- Records contained in a dataset:
[start]

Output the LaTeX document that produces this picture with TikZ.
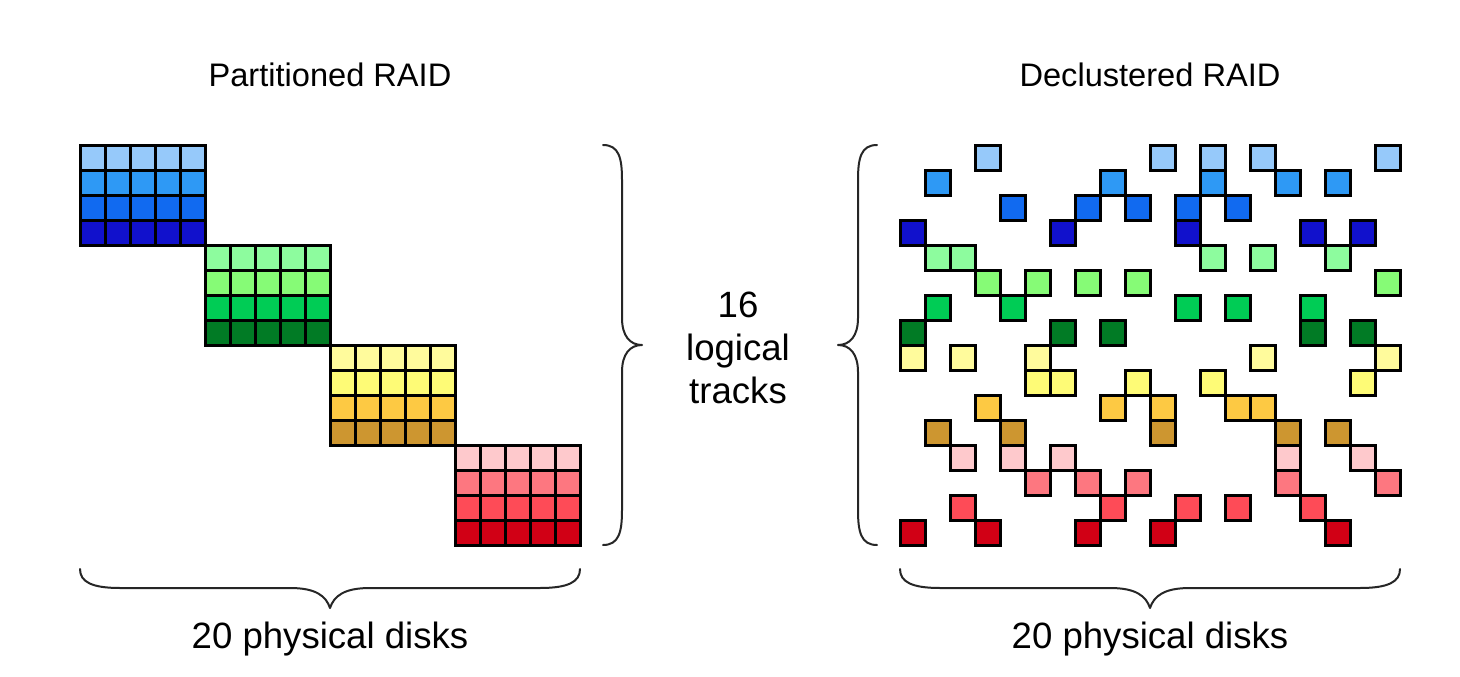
\documentclass[tikz,border=0pt]{standalone}
\usepackage{fontspec}
\setmainfont{Liberation Sans}
\definecolor{c0}{HTML}{96C9FA}
\definecolor{c1}{HTML}{2E99F5}
\definecolor{c2}{HTML}{116AF0}
\definecolor{c3}{HTML}{1111CC}
\definecolor{c4}{HTML}{8DFC9E}
\definecolor{c5}{HTML}{86FB76}
\definecolor{c6}{HTML}{00CC55}
\definecolor{c7}{HTML}{017B25}
\definecolor{c8}{HTML}{FFFB9C}
\definecolor{c9}{HTML}{FEFB76}
\definecolor{c10}{HTML}{FDC943}
\definecolor{c11}{HTML}{CD9630}
\definecolor{c12}{HTML}{FEC9CC}
\definecolor{c13}{HTML}{FD7780}
\definecolor{c14}{HTML}{FE4B57}
\definecolor{c15}{HTML}{D10015}
\tikzset{
  cell/.style={draw=black, line width=3pt, minimum size=25pt, inner sep=0pt, outer sep=0pt},
  brace/.style={draw=black!85, line width=2pt, line cap=round, line join=round},
  titletext/.style={font=\fontsize{32.6pt}{39pt}\selectfont, inner sep=0pt, anchor=base},
  labeltext/.style={font=\fontsize{36.6pt}{43pt}\selectfont, inner sep=0pt, anchor=base}
}
\begin{document}
\begin{tikzpicture}[x=1pt, y=-1pt]
\useasboundingbox[fill=white] (0,0) rectangle (1460,677);
% titles
\node[titletext] (titleL) at (330,87) {Partitioned RAID};
\node[titletext] (titleR) at (1150,87) {Declustered RAID};
% partitioned grid
\foreach \g in {0,1,2,3} {
  \foreach \i in {0,1,2,3} {
    \pgfmathtruncatemacro{\r}{4*\g+\i}
    \foreach \j in {0,...,4} {
      \pgfmathtruncatemacro{\c}{5*\g+\j}
      \node[cell, fill=c\r] (L-\r-\c) at ({80+25*\c+12.5},{145+25*\r+12.5}) {};
    }
  }
}
% declustered grid
\foreach \r/\cols in {
  0/{3,10,12,14,19},
  1/{1,8,12,15,17},
  2/{4,7,9,11,13},
  3/{0,6,11,16,18},
  4/{1,2,12,14,17},
  5/{3,5,7,9,19},
  6/{1,4,11,13,16},
  7/{0,6,8,16,18},
  8/{0,2,5,14,19},
  9/{5,6,9,12,18},
  10/{3,8,10,13,14},
  11/{1,4,10,15,17},
  12/{2,4,6,15,18},
  13/{5,7,9,15,19},
  14/{2,8,11,13,16},
  15/{0,3,7,10,17}} {
  \foreach \c in \cols {
    \node[cell, fill=c\r] (R-\r-\c) at ({900+25*\c+12.5},{145+25*\r+12.5}) {};
  }
}
% vertical braces
\draw[brace] (603,145) .. controls (619,145) and (622,158) .. (622,180)
  -- (622,318) .. controls (622,336) and (630,345) .. (642,345)
  .. controls (630,345) and (622,354) .. (622,372)
  -- (622,510) .. controls (622,532) and (619,545) .. (603,545);
\draw[brace] (877,145) .. controls (861,145) and (858,158) .. (858,180)
  -- (858,318) .. controls (858,336) and (850,345) .. (838,345)
  .. controls (850,345) and (858,354) .. (858,372)
  -- (858,510) .. controls (858,532) and (861,545) .. (877,545);
% horizontal braces
\foreach \x in {80,900} {
  \draw[brace] (\x,569) .. controls (\x,582) and (\x+12,588) .. (\x+40,588)
    -- (\x+210,588) .. controls (\x+236,588) and (\x+246,596) .. (\x+250,608)
    .. controls (\x+254,596) and (\x+264,588) .. (\x+290,588)
    -- (\x+460,588) .. controls (\x+488,588) and (\x+500,582) .. (\x+500,569);
}
% labels
\node[labeltext] (l16) at (738,317) {16};
\node[labeltext] (llog) at (738,360) {logical};
\node[labeltext] (ltr) at (738,403) {tracks};
\node[labeltext] (diskL) at (330,648) {20 physical disks};
\node[labeltext] (diskR) at (1150,648) {20 physical disks};
\end{tikzpicture}
\end{document}
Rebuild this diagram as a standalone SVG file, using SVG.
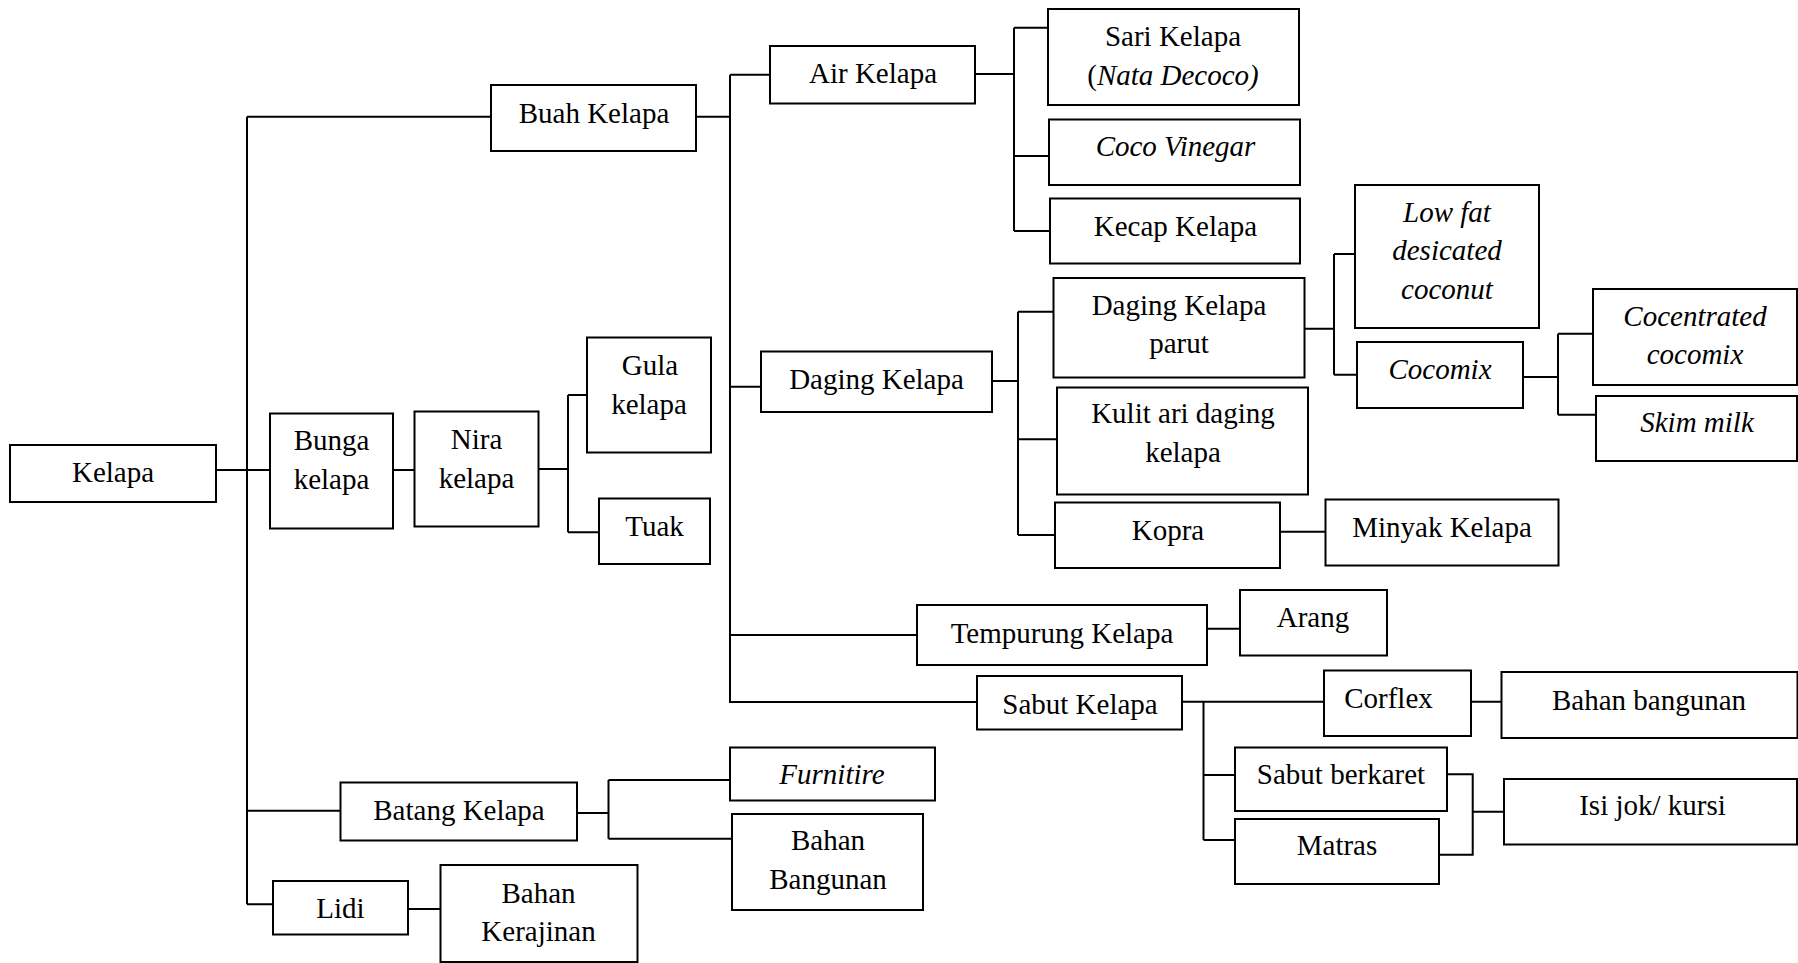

[end]

- WHAT NEEDS TO BE DONE:
Transcribe all the data word for word; the images stay out.

- RESPONSE FOR THIS EXERCISE:
Output the LaTeX document that produces this picture with TikZ.
\documentclass[tikz,border=0pt]{standalone}
\usepackage{fontspec}
\setmainfont{Liberation Sans}
\definecolor{c0}{HTML}{96C9FA}
\definecolor{c1}{HTML}{2E99F5}
\definecolor{c2}{HTML}{116AF0}
\definecolor{c3}{HTML}{1111CC}
\definecolor{c4}{HTML}{8DFC9E}
\definecolor{c5}{HTML}{86FB76}
\definecolor{c6}{HTML}{00CC55}
\definecolor{c7}{HTML}{017B25}
\definecolor{c8}{HTML}{FFFB9C}
\definecolor{c9}{HTML}{FEFB76}
\definecolor{c10}{HTML}{FDC943}
\definecolor{c11}{HTML}{CD9630}
\definecolor{c12}{HTML}{FEC9CC}
\definecolor{c13}{HTML}{FD7780}
\definecolor{c14}{HTML}{FE4B57}
\definecolor{c15}{HTML}{D10015}
\tikzset{
  cell/.style={draw=black, line width=3pt, minimum size=25pt, inner sep=0pt, outer sep=0pt},
  brace/.style={draw=black!85, line width=2pt, line cap=round, line join=round},
  titletext/.style={font=\fontsize{32.6pt}{39pt}\selectfont, inner sep=0pt, anchor=base},
  labeltext/.style={font=\fontsize{36.6pt}{43pt}\selectfont, inner sep=0pt, anchor=base}
}
\begin{document}
\begin{tikzpicture}[x=1pt, y=-1pt]
\useasboundingbox[fill=white] (0,0) rectangle (1460,677);
% titles
\node[titletext] (titleL) at (330,87) {Partitioned RAID};
\node[titletext] (titleR) at (1150,87) {Declustered RAID};
% partitioned grid
\foreach \g in {0,1,2,3} {
  \foreach \i in {0,1,2,3} {
    \pgfmathtruncatemacro{\r}{4*\g+\i}
    \foreach \j in {0,...,4} {
      \pgfmathtruncatemacro{\c}{5*\g+\j}
      \node[cell, fill=c\r] (L-\r-\c) at ({80+25*\c+12.5},{145+25*\r+12.5}) {};
    }
  }
}
% declustered grid
\foreach \r/\cols in {
  0/{3,10,12,14,19},
  1/{1,8,12,15,17},
  2/{4,7,9,11,13},
  3/{0,6,11,16,18},
  4/{1,2,12,14,17},
  5/{3,5,7,9,19},
  6/{1,4,11,13,16},
  7/{0,6,8,16,18},
  8/{0,2,5,14,19},
  9/{5,6,9,12,18},
  10/{3,8,10,13,14},
  11/{1,4,10,15,17},
  12/{2,4,6,15,18},
  13/{5,7,9,15,19},
  14/{2,8,11,13,16},
  15/{0,3,7,10,17}} {
  \foreach \c in \cols {
    \node[cell, fill=c\r] (R-\r-\c) at ({900+25*\c+12.5},{145+25*\r+12.5}) {};
  }
}
% vertical braces
\draw[brace] (603,145) .. controls (619,145) and (622,158) .. (622,180)
  -- (622,318) .. controls (622,336) and (630,345) .. (642,345)
  .. controls (630,345) and (622,354) .. (622,372)
  -- (622,510) .. controls (622,532) and (619,545) .. (603,545);
\draw[brace] (877,145) .. controls (861,145) and (858,158) .. (858,180)
  -- (858,318) .. controls (858,336) and (850,345) .. (838,345)
  .. controls (850,345) and (858,354) .. (858,372)
  -- (858,510) .. controls (858,532) and (861,545) .. (877,545);
% horizontal braces
\foreach \x in {80,900} {
  \draw[brace] (\x,569) .. controls (\x,582) and (\x+12,588) .. (\x+40,588)
    -- (\x+210,588) .. controls (\x+236,588) and (\x+246,596) .. (\x+250,608)
    .. controls (\x+254,596) and (\x+264,588) .. (\x+290,588)
    -- (\x+460,588) .. controls (\x+488,588) and (\x+500,582) .. (\x+500,569);
}
% labels
\node[labeltext] (l16) at (738,317) {16};
\node[labeltext] (llog) at (738,360) {logical};
\node[labeltext] (ltr) at (738,403) {tracks};
\node[labeltext] (diskL) at (330,648) {20 physical disks};
\node[labeltext] (diskR) at (1150,648) {20 physical disks};
\end{tikzpicture}
\end{document}
Rebuild this diagram as a standalone SVG file, using SVG.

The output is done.